Your copy of the material must match it exactly, except that pictures are dropped.

**SOURCE MATERIAL**

━━━━━━━━

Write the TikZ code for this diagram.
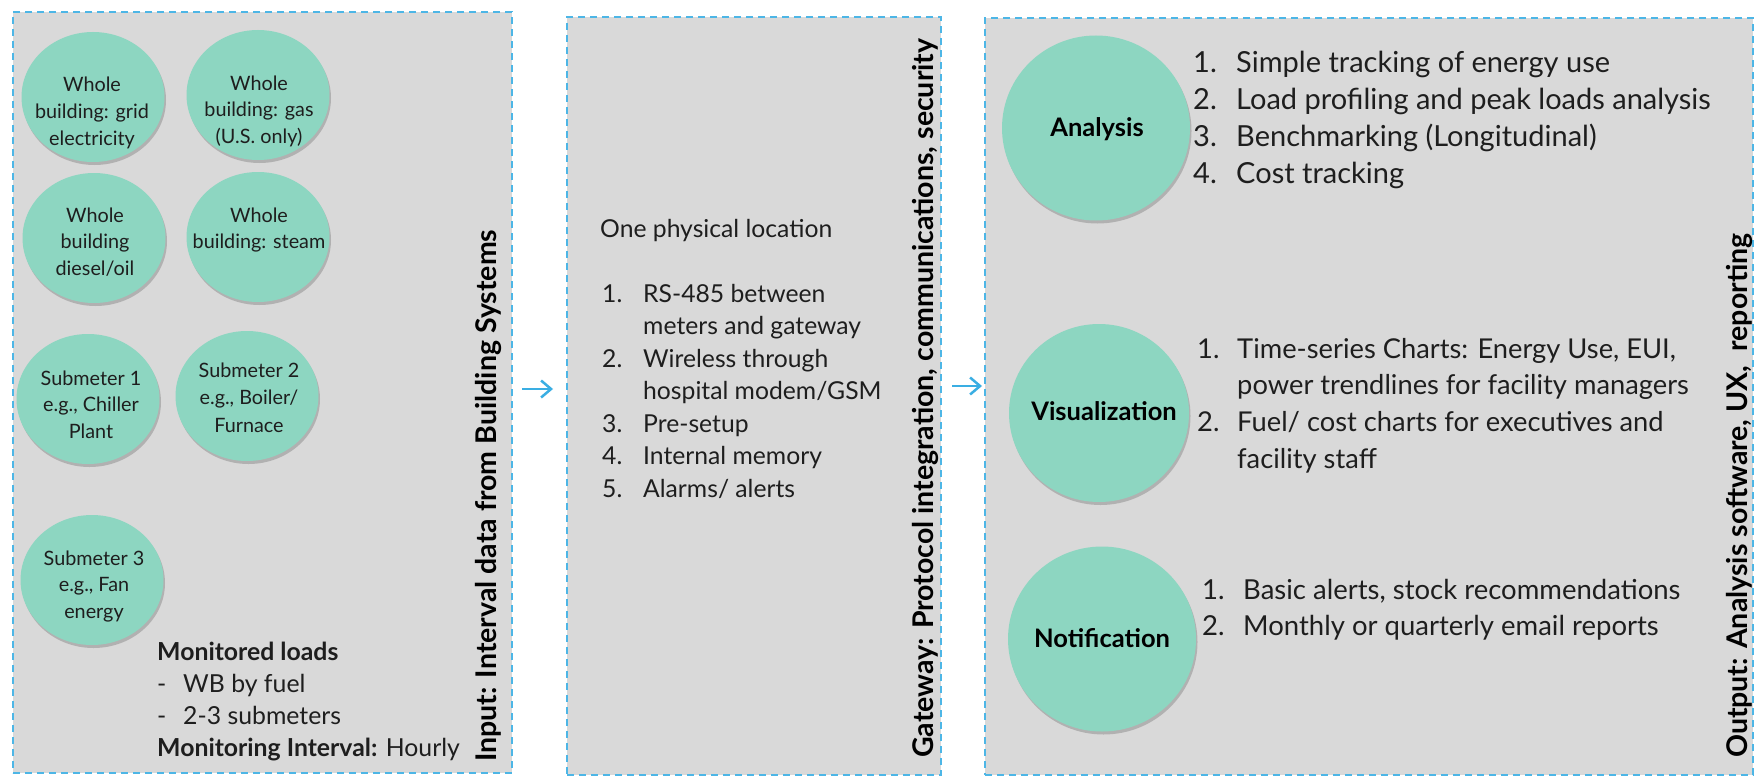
\documentclass[tikz,border=0pt]{standalone}
\usepackage{fontspec}
\setmainfont{Lato}
\usetikzlibrary{shapes.geometric,arrows.meta}
\definecolor{panelfill}{HTML}{D9D9D9}
\definecolor{dashblue}{HTML}{4DB6E6}
\definecolor{arrowblue}{HTML}{3AAEE3}
\definecolor{mint}{HTML}{8DD6C1}
\definecolor{txt}{HTML}{1E1E1E}
\newcommand\fsz[1]{\fontsize{#1}{#1}\selectfont}
\newcommand\cstack[2]{\vtop{\baselineskip=#1\relax\lineskiplimit=-100pt\halign{\hfil##\hfil\cr#2\crcr}}}
\newcommand\lstack[2]{\vtop{\baselineskip=#1\relax\lineskiplimit=-100pt\halign{##\hfil\cr#2\crcr}}}
\newcommand\numb[2]{\makebox[#1][l]{#2}}
\tikzset{
  panel/.style={draw=dashblue, fill=panelfill, line width=2pt, dash pattern=on 7pt off 5pt, inner sep=0pt, rectangle},
  shade/.style={fill=black, opacity=0.18},
  circ/.style={ellipse, fill=mint, inner sep=0pt},
  small/.style={circ, minimum width=143pt, minimum height=130pt},
  ctext/.style={anchor=base, inner sep=0pt, text=txt, font=\fsz{19.8}},
  ltext/.style={anchor=base west, inner sep=0pt, text=txt},
  title/.style={rotate=90, anchor=base west, inner sep=0pt, text=black, font=\fsz{28.5}\bfseries},
  label/.style={anchor=base, inner sep=0pt, text=black, font=\fsz{25.5}\bfseries},
  flow/.style={draw=arrowblue, line width=2.5pt, -{Straight Barb[length=10pt,width=17pt,line width=2.5pt]}}
}
\begin{document}
\begin{tikzpicture}[x=1pt,y=-1pt]
\fill[white] (0,0) rectangle (1760,776);
\useasboundingbox (0,0) rectangle (1760,776);
% panels
\node[panel, minimum width=499pt, minimum height=761pt] (p1) at (262.5,392.5) {};
\node[panel, minimum width=374pt, minimum height=758pt] (p2) at (754,396) {};
\node[panel, minimum width=768pt, minimum height=757pt] (p3) at (1369,396.5) {};
% titles
\node[title] (t1) at (496,762) {Input: Interval data from Building Systems};
\node[title] (t2) at (933,758) {Gateway: Protocol integration, communications, security};
\node[title] (t3) at (1747,758) {Output: Analysis software, UX,\ \ reporting};
% panel 1 circles with shadows
\foreach \n/\cx/\cy in {c1/93/97, c2/258/95, c3/94/238, c4/258/237, c5/88/399, c6/247/396, c7/92/580}{
  \fill[shade] (\cx+1.5,\cy+3) ellipse [x radius=71.5pt, y radius=65pt];
  \node[small] (\n) at (\cx,\cy) {};
}
\node[ctext] (c1t) at (92,92) {\cstack{26.5pt}{Whole\cr building: grid\cr electricity}};
\node[ctext] (c2t) at (259,90) {\cstack{26.5pt}{Whole\cr building: gas\cr (U.S. only)}};
\node[ctext] (c3t) at (95,222) {\cstack{26.5pt}{Whole\cr building\cr diesel/oil}};
\node[ctext] (c4t) at (259,222) {\cstack{26.5pt}{Whole\cr building: steam}};
\node[ctext] (c5t) at (91,385) {\cstack{26.5pt}{Submeter 1\cr e.g., Chiller\cr Plant}};
\node[ctext] (c6t) at (249,377) {\cstack{27.5pt}{Submeter 2\cr e.g., Boiler/\cr Furnace}};
\node[ctext] (c7t) at (94,565) {\cstack{26.5pt}{Submeter 3\cr e.g., Fan\cr energy}};
% panel 1 notes
\node[ltext, font=\fsz{24.8}] (notes) at (157,660) {\lstack{32.3pt}{\textbf{Monitored loads}\cr
  \numb{26pt}{-}WB by fuel\cr
  \numb{26pt}{-}2-3 submeters\cr
  \textbf{Monitoring Interval:} Hourly}};
% panel 2 text
\node[ltext, font=\fsz{24.7}] (loc) at (600,237) {One physical location};
\node[ltext, font=\fsz{24.7}] (gwlist) at (602,302) {\lstack{32.5pt}{\numb{41pt}{1.}RS-485 between\cr
  \numb{41pt}{}meters and gateway\cr
  \numb{41pt}{2.}Wireless through\cr
  \numb{41pt}{}hospital modem/GSM\cr
  \numb{41pt}{3.}Pre-setup\cr
  \numb{41pt}{4.}Internal memory\cr
  \numb{41pt}{5.}Alarms/ alerts}};
% panel 3 circles
\foreach \n/\cx/\cy/\w/\h in {ana/1096/128/188/185, vis/1099/413/180/178, noti/1102/639/188/185}{
  \fill[shade] (\cx+1.5,\cy+3) ellipse [x radius=\w/2, y radius=\h/2];
  \node[circ, minimum width=\w pt, minimum height=\h pt] (\n) at (\cx,\cy) {};
}
\node[label] (anat) at (1097,136) {Analysis};
\node[label] (vist) at (1104,420) {Visualization};
\node[label] (notit) at (1102,647) {Notification};
% panel 3 lists
\node[ltext, font=\fsz{29}] (analist) at (1193,73) {\lstack{36.7pt}{\numb{43pt}{1.}Simple tracking of energy use\cr
  \numb{43pt}{2.}Load profiling and peak loads analysis\cr
  \numb{43pt}{3.}Benchmarking (Longitudinal)\cr
  \numb{43pt}{4.}Cost tracking}};
\node[ltext, font=\fsz{27.3}] (vislist) at (1197,358) {\lstack{36.7pt}{\numb{40pt}{1.}Time-series Charts: Energy Use, EUI,\cr
  \numb{40pt}{}power trendlines for facility managers\cr
  \numb{40pt}{2.}Fuel/ cost charts for executives and\cr
  \numb{40pt}{}facility staff}};
\node[ltext, font=\fsz{27.5}] (notilist) at (1202,599) {\lstack{36pt}{\numb{41pt}{1.}Basic alerts, stock recommendations\cr
  \numb{41pt}{2.}Monthly or quarterly email reports}};
% arrows
\coordinate (a1s) at (522,389);
\coordinate (a1e) at (553,389);
\coordinate (a2s) at (952,386);
\coordinate (a2e) at (982,386);
\draw[flow] (a1s) -- (a1e);
\draw[flow] (a2s) -- (a2e);
\end{tikzpicture}
\end{document}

━━━━━━━━

**SOLUTION TO THE PROBLEM**
Write the TikZ code for this diagram.
\documentclass[tikz,border=0pt]{standalone}
\usepackage{fontspec}
\setmainfont{Lato}
\usetikzlibrary{shapes.geometric,arrows.meta}
\definecolor{panelfill}{HTML}{D9D9D9}
\definecolor{dashblue}{HTML}{4DB6E6}
\definecolor{arrowblue}{HTML}{3AAEE3}
\definecolor{mint}{HTML}{8DD6C1}
\definecolor{txt}{HTML}{1E1E1E}
\newcommand\fsz[1]{\fontsize{#1}{#1}\selectfont}
\newcommand\cstack[2]{\vtop{\baselineskip=#1\relax\lineskiplimit=-100pt\halign{\hfil##\hfil\cr#2\crcr}}}
\newcommand\lstack[2]{\vtop{\baselineskip=#1\relax\lineskiplimit=-100pt\halign{##\hfil\cr#2\crcr}}}
\newcommand\numb[2]{\makebox[#1][l]{#2}}
\tikzset{
  panel/.style={draw=dashblue, fill=panelfill, line width=2pt, dash pattern=on 7pt off 5pt, inner sep=0pt, rectangle},
  shade/.style={fill=black, opacity=0.18},
  circ/.style={ellipse, fill=mint, inner sep=0pt},
  small/.style={circ, minimum width=143pt, minimum height=130pt},
  ctext/.style={anchor=base, inner sep=0pt, text=txt, font=\fsz{19.8}},
  ltext/.style={anchor=base west, inner sep=0pt, text=txt},
  title/.style={rotate=90, anchor=base west, inner sep=0pt, text=black, font=\fsz{28.5}\bfseries},
  label/.style={anchor=base, inner sep=0pt, text=black, font=\fsz{25.5}\bfseries},
  flow/.style={draw=arrowblue, line width=2.5pt, -{Straight Barb[length=10pt,width=17pt,line width=2.5pt]}}
}
\begin{document}
\begin{tikzpicture}[x=1pt,y=-1pt]
\fill[white] (0,0) rectangle (1760,776);
\useasboundingbox (0,0) rectangle (1760,776);
% panels
\node[panel, minimum width=499pt, minimum height=761pt] (p1) at (262.5,392.5) {};
\node[panel, minimum width=374pt, minimum height=758pt] (p2) at (754,396) {};
\node[panel, minimum width=768pt, minimum height=757pt] (p3) at (1369,396.5) {};
% titles
\node[title] (t1) at (496,762) {Input: Interval data from Building Systems};
\node[title] (t2) at (933,758) {Gateway: Protocol integration, communications, security};
\node[title] (t3) at (1747,758) {Output: Analysis software, UX,\ \ reporting};
% panel 1 circles with shadows
\foreach \n/\cx/\cy in {c1/93/97, c2/258/95, c3/94/238, c4/258/237, c5/88/399, c6/247/396, c7/92/580}{
  \fill[shade] (\cx+1.5,\cy+3) ellipse [x radius=71.5pt, y radius=65pt];
  \node[small] (\n) at (\cx,\cy) {};
}
\node[ctext] (c1t) at (92,92) {\cstack{26.5pt}{Whole\cr building: grid\cr electricity}};
\node[ctext] (c2t) at (259,90) {\cstack{26.5pt}{Whole\cr building: gas\cr (U.S. only)}};
\node[ctext] (c3t) at (95,222) {\cstack{26.5pt}{Whole\cr building\cr diesel/oil}};
\node[ctext] (c4t) at (259,222) {\cstack{26.5pt}{Whole\cr building: steam}};
\node[ctext] (c5t) at (91,385) {\cstack{26.5pt}{Submeter 1\cr e.g., Chiller\cr Plant}};
\node[ctext] (c6t) at (249,377) {\cstack{27.5pt}{Submeter 2\cr e.g., Boiler/\cr Furnace}};
\node[ctext] (c7t) at (94,565) {\cstack{26.5pt}{Submeter 3\cr e.g., Fan\cr energy}};
% panel 1 notes
\node[ltext, font=\fsz{24.8}] (notes) at (157,660) {\lstack{32.3pt}{\textbf{Monitored loads}\cr
  \numb{26pt}{-}WB by fuel\cr
  \numb{26pt}{-}2-3 submeters\cr
  \textbf{Monitoring Interval:} Hourly}};
% panel 2 text
\node[ltext, font=\fsz{24.7}] (loc) at (600,237) {One physical location};
\node[ltext, font=\fsz{24.7}] (gwlist) at (602,302) {\lstack{32.5pt}{\numb{41pt}{1.}RS-485 between\cr
  \numb{41pt}{}meters and gateway\cr
  \numb{41pt}{2.}Wireless through\cr
  \numb{41pt}{}hospital modem/GSM\cr
  \numb{41pt}{3.}Pre-setup\cr
  \numb{41pt}{4.}Internal memory\cr
  \numb{41pt}{5.}Alarms/ alerts}};
% panel 3 circles
\foreach \n/\cx/\cy/\w/\h in {ana/1096/128/188/185, vis/1099/413/180/178, noti/1102/639/188/185}{
  \fill[shade] (\cx+1.5,\cy+3) ellipse [x radius=\w/2, y radius=\h/2];
  \node[circ, minimum width=\w pt, minimum height=\h pt] (\n) at (\cx,\cy) {};
}
\node[label] (anat) at (1097,136) {Analysis};
\node[label] (vist) at (1104,420) {Visualization};
\node[label] (notit) at (1102,647) {Notification};
% panel 3 lists
\node[ltext, font=\fsz{29}] (analist) at (1193,73) {\lstack{36.7pt}{\numb{43pt}{1.}Simple tracking of energy use\cr
  \numb{43pt}{2.}Load profiling and peak loads analysis\cr
  \numb{43pt}{3.}Benchmarking (Longitudinal)\cr
  \numb{43pt}{4.}Cost tracking}};
\node[ltext, font=\fsz{27.3}] (vislist) at (1197,358) {\lstack{36.7pt}{\numb{40pt}{1.}Time-series Charts: Energy Use, EUI,\cr
  \numb{40pt}{}power trendlines for facility managers\cr
  \numb{40pt}{2.}Fuel/ cost charts for executives and\cr
  \numb{40pt}{}facility staff}};
\node[ltext, font=\fsz{27.5}] (notilist) at (1202,599) {\lstack{36pt}{\numb{41pt}{1.}Basic alerts, stock recommendations\cr
  \numb{41pt}{2.}Monthly or quarterly email reports}};
% arrows
\coordinate (a1s) at (522,389);
\coordinate (a1e) at (553,389);
\coordinate (a2s) at (952,386);
\coordinate (a2e) at (982,386);
\draw[flow] (a1s) -- (a1e);
\draw[flow] (a2s) -- (a2e);
\end{tikzpicture}
\end{document}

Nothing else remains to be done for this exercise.